> [DATA SHOWN]
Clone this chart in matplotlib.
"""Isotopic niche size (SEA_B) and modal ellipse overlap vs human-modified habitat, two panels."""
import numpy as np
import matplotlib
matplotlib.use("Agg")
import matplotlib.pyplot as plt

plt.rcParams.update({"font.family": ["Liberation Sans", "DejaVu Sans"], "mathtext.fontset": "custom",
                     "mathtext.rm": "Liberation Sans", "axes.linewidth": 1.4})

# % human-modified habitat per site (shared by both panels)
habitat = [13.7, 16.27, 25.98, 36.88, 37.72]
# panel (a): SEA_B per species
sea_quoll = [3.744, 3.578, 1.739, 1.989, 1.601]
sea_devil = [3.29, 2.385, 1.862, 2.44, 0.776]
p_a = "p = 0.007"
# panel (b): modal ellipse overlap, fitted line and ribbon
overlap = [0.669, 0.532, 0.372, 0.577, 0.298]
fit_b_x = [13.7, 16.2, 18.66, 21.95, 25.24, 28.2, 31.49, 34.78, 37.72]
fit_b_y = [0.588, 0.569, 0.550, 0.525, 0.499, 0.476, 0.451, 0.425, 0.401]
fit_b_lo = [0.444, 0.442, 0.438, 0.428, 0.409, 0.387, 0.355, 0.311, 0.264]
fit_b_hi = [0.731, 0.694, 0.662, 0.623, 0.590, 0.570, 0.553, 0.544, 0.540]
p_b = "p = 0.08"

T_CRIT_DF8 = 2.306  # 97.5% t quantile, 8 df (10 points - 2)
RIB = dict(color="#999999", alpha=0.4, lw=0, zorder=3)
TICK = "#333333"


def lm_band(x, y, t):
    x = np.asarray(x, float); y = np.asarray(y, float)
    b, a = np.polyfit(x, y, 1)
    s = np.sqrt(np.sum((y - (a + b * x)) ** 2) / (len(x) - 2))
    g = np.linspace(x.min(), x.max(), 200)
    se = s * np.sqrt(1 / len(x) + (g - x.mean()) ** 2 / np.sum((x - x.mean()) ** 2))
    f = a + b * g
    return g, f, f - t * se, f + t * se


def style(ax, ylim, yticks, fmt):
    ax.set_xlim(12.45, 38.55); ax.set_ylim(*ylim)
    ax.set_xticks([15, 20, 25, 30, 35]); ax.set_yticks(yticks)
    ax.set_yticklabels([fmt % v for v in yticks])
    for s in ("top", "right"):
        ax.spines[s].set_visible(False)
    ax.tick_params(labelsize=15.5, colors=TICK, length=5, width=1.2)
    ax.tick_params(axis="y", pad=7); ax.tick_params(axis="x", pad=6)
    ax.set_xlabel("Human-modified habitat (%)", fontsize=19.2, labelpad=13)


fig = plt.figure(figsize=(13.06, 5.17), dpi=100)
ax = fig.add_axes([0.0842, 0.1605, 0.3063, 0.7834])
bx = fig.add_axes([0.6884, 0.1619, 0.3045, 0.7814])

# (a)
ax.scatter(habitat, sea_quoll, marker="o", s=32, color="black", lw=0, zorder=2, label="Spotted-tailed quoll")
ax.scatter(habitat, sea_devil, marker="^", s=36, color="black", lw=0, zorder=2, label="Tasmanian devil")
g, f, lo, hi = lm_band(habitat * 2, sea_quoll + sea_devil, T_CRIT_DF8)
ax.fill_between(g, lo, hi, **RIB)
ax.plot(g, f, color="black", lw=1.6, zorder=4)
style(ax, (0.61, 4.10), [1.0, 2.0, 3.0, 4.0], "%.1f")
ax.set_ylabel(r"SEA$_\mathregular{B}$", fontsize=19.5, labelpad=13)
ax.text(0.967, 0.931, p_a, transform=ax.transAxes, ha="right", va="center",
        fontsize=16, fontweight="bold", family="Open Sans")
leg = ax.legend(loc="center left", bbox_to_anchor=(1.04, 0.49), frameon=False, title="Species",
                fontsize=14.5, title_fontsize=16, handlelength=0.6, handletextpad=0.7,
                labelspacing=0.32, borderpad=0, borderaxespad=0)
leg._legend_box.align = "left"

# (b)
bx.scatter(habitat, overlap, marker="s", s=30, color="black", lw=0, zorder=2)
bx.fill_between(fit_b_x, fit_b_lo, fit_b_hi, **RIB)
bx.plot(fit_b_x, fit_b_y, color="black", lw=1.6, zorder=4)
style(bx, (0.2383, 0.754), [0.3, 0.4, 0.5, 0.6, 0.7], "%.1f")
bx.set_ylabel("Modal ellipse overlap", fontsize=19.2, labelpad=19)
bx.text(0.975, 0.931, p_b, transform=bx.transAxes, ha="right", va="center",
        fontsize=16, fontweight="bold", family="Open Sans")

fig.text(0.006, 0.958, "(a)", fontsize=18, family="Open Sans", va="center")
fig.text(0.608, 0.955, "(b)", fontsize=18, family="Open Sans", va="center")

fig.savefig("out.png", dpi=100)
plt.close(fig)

> [REQUIREMENT] Go through the listing and copy all of it exactly.

> [SOLVED EXERCISE]
Clone this chart in matplotlib.
"""Isotopic niche size (SEA_B) and modal ellipse overlap vs human-modified habitat, two panels."""
import numpy as np
import matplotlib
matplotlib.use("Agg")
import matplotlib.pyplot as plt

plt.rcParams.update({"font.family": ["Liberation Sans", "DejaVu Sans"], "mathtext.fontset": "custom",
                     "mathtext.rm": "Liberation Sans", "axes.linewidth": 1.4})

# % human-modified habitat per site (shared by both panels)
habitat = [13.7, 16.27, 25.98, 36.88, 37.72]
# panel (a): SEA_B per species
sea_quoll = [3.744, 3.578, 1.739, 1.989, 1.601]
sea_devil = [3.29, 2.385, 1.862, 2.44, 0.776]
p_a = "p = 0.007"
# panel (b): modal ellipse overlap, fitted line and ribbon
overlap = [0.669, 0.532, 0.372, 0.577, 0.298]
fit_b_x = [13.7, 16.2, 18.66, 21.95, 25.24, 28.2, 31.49, 34.78, 37.72]
fit_b_y = [0.588, 0.569, 0.550, 0.525, 0.499, 0.476, 0.451, 0.425, 0.401]
fit_b_lo = [0.444, 0.442, 0.438, 0.428, 0.409, 0.387, 0.355, 0.311, 0.264]
fit_b_hi = [0.731, 0.694, 0.662, 0.623, 0.590, 0.570, 0.553, 0.544, 0.540]
p_b = "p = 0.08"

T_CRIT_DF8 = 2.306  # 97.5% t quantile, 8 df (10 points - 2)
RIB = dict(color="#999999", alpha=0.4, lw=0, zorder=3)
TICK = "#333333"


def lm_band(x, y, t):
    x = np.asarray(x, float); y = np.asarray(y, float)
    b, a = np.polyfit(x, y, 1)
    s = np.sqrt(np.sum((y - (a + b * x)) ** 2) / (len(x) - 2))
    g = np.linspace(x.min(), x.max(), 200)
    se = s * np.sqrt(1 / len(x) + (g - x.mean()) ** 2 / np.sum((x - x.mean()) ** 2))
    f = a + b * g
    return g, f, f - t * se, f + t * se


def style(ax, ylim, yticks, fmt):
    ax.set_xlim(12.45, 38.55); ax.set_ylim(*ylim)
    ax.set_xticks([15, 20, 25, 30, 35]); ax.set_yticks(yticks)
    ax.set_yticklabels([fmt % v for v in yticks])
    for s in ("top", "right"):
        ax.spines[s].set_visible(False)
    ax.tick_params(labelsize=15.5, colors=TICK, length=5, width=1.2)
    ax.tick_params(axis="y", pad=7); ax.tick_params(axis="x", pad=6)
    ax.set_xlabel("Human-modified habitat (%)", fontsize=19.2, labelpad=13)


fig = plt.figure(figsize=(13.06, 5.17), dpi=100)
ax = fig.add_axes([0.0842, 0.1605, 0.3063, 0.7834])
bx = fig.add_axes([0.6884, 0.1619, 0.3045, 0.7814])

# (a)
ax.scatter(habitat, sea_quoll, marker="o", s=32, color="black", lw=0, zorder=2, label="Spotted-tailed quoll")
ax.scatter(habitat, sea_devil, marker="^", s=36, color="black", lw=0, zorder=2, label="Tasmanian devil")
g, f, lo, hi = lm_band(habitat * 2, sea_quoll + sea_devil, T_CRIT_DF8)
ax.fill_between(g, lo, hi, **RIB)
ax.plot(g, f, color="black", lw=1.6, zorder=4)
style(ax, (0.61, 4.10), [1.0, 2.0, 3.0, 4.0], "%.1f")
ax.set_ylabel(r"SEA$_\mathregular{B}$", fontsize=19.5, labelpad=13)
ax.text(0.967, 0.931, p_a, transform=ax.transAxes, ha="right", va="center",
        fontsize=16, fontweight="bold", family="Open Sans")
leg = ax.legend(loc="center left", bbox_to_anchor=(1.04, 0.49), frameon=False, title="Species",
                fontsize=14.5, title_fontsize=16, handlelength=0.6, handletextpad=0.7,
                labelspacing=0.32, borderpad=0, borderaxespad=0)
leg._legend_box.align = "left"

# (b)
bx.scatter(habitat, overlap, marker="s", s=30, color="black", lw=0, zorder=2)
bx.fill_between(fit_b_x, fit_b_lo, fit_b_hi, **RIB)
bx.plot(fit_b_x, fit_b_y, color="black", lw=1.6, zorder=4)
style(bx, (0.2383, 0.754), [0.3, 0.4, 0.5, 0.6, 0.7], "%.1f")
bx.set_ylabel("Modal ellipse overlap", fontsize=19.2, labelpad=19)
bx.text(0.975, 0.931, p_b, transform=bx.transAxes, ha="right", va="center",
        fontsize=16, fontweight="bold", family="Open Sans")

fig.text(0.006, 0.958, "(a)", fontsize=18, family="Open Sans", va="center")
fig.text(0.608, 0.955, "(b)", fontsize=18, family="Open Sans", va="center")

fig.savefig("out.png", dpi=100)
plt.close(fig)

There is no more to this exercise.